## begin

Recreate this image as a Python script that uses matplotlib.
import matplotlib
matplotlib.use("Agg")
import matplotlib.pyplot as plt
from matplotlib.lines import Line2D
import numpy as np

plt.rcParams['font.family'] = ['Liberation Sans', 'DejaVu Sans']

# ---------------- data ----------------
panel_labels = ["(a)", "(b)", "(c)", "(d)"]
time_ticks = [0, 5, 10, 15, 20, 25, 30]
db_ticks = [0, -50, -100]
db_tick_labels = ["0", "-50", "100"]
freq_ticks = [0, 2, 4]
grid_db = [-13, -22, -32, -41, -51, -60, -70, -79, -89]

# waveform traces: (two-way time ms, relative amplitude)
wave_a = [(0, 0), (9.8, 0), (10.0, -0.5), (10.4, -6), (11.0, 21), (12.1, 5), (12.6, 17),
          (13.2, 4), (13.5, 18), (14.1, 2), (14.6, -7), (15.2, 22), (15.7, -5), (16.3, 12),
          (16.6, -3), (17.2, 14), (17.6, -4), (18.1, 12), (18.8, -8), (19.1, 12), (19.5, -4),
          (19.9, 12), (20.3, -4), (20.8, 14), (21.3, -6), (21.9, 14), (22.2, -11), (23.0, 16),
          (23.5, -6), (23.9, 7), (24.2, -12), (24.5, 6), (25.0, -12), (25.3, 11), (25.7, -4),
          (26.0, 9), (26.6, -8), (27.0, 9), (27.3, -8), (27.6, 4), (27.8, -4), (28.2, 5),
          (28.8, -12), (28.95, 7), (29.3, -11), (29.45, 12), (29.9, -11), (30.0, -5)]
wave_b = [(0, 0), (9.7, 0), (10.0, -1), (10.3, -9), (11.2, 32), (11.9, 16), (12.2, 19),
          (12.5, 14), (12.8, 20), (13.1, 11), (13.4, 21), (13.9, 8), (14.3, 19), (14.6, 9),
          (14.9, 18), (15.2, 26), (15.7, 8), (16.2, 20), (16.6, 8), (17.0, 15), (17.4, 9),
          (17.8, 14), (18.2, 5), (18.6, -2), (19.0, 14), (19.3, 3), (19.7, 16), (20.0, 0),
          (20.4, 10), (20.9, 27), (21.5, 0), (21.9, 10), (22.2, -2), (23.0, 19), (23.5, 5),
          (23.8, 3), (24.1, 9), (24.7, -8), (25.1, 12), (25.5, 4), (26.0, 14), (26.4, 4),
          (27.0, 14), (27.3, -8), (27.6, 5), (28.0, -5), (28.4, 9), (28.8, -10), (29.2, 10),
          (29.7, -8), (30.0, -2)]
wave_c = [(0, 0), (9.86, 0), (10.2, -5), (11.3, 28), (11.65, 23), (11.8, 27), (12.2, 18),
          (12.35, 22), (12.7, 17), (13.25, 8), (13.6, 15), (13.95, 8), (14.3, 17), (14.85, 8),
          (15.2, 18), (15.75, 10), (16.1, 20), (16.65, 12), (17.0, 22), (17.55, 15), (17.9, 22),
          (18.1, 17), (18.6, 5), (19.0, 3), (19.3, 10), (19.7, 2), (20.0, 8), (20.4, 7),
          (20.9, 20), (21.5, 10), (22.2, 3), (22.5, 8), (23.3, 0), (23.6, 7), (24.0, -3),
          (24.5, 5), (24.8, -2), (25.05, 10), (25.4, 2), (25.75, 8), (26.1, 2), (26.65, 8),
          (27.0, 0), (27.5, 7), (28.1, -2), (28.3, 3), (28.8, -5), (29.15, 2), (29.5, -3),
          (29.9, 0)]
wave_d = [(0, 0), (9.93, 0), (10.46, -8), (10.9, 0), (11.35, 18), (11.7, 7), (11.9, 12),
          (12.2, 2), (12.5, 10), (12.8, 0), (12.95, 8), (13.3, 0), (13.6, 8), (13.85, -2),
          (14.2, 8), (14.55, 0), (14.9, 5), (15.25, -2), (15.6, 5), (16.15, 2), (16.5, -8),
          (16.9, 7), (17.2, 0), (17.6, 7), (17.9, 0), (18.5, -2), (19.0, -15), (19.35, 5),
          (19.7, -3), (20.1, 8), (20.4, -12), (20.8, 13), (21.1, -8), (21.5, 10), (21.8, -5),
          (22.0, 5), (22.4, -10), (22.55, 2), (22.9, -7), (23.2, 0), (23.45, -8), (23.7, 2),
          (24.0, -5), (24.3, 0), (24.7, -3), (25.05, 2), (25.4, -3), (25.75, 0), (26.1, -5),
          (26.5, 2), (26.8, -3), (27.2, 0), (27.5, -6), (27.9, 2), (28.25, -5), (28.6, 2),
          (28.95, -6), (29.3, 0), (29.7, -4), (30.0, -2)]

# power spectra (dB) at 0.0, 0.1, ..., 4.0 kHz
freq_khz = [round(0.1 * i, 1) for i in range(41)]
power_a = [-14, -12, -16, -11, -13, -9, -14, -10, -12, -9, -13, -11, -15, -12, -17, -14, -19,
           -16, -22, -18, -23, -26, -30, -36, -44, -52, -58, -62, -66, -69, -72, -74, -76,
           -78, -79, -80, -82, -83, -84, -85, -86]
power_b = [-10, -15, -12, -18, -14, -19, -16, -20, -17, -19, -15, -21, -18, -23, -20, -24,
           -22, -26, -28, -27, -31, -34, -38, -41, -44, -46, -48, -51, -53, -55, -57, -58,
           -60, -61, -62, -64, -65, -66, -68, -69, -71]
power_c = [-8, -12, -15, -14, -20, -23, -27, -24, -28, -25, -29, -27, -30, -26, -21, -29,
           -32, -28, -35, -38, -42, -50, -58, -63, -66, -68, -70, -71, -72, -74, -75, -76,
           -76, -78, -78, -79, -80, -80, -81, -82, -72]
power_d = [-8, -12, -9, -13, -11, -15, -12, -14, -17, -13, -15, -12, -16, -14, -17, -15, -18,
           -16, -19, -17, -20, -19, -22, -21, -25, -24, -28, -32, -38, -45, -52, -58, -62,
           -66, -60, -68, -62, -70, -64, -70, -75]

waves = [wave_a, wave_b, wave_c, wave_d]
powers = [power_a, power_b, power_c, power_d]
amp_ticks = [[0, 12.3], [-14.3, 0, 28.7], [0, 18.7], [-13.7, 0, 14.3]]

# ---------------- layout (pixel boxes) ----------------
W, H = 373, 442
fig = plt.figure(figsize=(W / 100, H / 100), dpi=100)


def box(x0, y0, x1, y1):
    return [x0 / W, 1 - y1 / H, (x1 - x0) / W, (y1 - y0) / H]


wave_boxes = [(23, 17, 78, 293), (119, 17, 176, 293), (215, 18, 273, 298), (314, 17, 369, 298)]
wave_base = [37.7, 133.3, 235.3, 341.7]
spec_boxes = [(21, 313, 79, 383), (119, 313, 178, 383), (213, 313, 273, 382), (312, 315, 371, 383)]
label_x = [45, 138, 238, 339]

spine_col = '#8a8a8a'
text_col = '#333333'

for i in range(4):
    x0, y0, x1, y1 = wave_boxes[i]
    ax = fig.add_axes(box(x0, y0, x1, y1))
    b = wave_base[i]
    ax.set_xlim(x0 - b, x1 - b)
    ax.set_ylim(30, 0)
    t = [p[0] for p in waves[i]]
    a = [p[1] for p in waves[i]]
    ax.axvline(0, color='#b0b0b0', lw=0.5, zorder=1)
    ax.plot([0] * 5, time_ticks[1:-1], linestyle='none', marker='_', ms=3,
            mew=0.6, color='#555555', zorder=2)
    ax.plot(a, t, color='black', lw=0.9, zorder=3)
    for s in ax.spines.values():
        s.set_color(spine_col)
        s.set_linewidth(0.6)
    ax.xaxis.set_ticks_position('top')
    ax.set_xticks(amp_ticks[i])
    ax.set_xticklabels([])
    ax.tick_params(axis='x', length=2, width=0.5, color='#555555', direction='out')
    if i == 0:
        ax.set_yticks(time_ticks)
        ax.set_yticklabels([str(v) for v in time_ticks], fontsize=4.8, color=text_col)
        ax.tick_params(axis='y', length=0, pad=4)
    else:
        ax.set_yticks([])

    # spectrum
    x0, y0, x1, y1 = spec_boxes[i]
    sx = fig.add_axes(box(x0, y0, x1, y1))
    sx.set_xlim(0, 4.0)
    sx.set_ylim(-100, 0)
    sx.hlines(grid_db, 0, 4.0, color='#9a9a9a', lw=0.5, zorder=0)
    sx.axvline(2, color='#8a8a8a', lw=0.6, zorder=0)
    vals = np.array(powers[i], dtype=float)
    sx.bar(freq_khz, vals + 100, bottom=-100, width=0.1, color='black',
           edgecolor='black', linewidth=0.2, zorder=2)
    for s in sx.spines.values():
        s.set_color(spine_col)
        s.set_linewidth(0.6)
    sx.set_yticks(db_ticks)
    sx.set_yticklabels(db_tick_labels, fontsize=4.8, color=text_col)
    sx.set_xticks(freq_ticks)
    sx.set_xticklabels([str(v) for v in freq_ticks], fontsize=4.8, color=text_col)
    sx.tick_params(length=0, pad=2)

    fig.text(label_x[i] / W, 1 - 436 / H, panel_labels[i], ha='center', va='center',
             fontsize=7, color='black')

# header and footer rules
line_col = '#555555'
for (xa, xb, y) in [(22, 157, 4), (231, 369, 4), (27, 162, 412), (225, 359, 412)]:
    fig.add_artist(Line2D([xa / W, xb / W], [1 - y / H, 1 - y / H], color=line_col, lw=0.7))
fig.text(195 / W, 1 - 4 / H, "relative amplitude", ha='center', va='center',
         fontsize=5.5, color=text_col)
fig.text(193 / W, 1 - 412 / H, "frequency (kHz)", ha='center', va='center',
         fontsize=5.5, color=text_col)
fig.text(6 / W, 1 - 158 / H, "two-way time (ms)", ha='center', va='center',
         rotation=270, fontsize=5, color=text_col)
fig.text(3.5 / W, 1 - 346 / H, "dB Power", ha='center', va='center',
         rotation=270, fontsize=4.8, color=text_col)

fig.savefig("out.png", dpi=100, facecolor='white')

## end

What to produce:
Return exactly the lines that run from the top of the listing above to the line containing "grid_db = [-13, -22, -32, -41, -51, -60, -70, -79, -89]", please, keeping both end lines and leaving out everything else.

Solution for this exercise:
Recreate this image as a Python script that uses matplotlib.
import matplotlib
matplotlib.use("Agg")
import matplotlib.pyplot as plt
from matplotlib.lines import Line2D
import numpy as np

plt.rcParams['font.family'] = ['Liberation Sans', 'DejaVu Sans']

# ---------------- data ----------------
panel_labels = ["(a)", "(b)", "(c)", "(d)"]
time_ticks = [0, 5, 10, 15, 20, 25, 30]
db_ticks = [0, -50, -100]
db_tick_labels = ["0", "-50", "100"]
freq_ticks = [0, 2, 4]
grid_db = [-13, -22, -32, -41, -51, -60, -70, -79, -89]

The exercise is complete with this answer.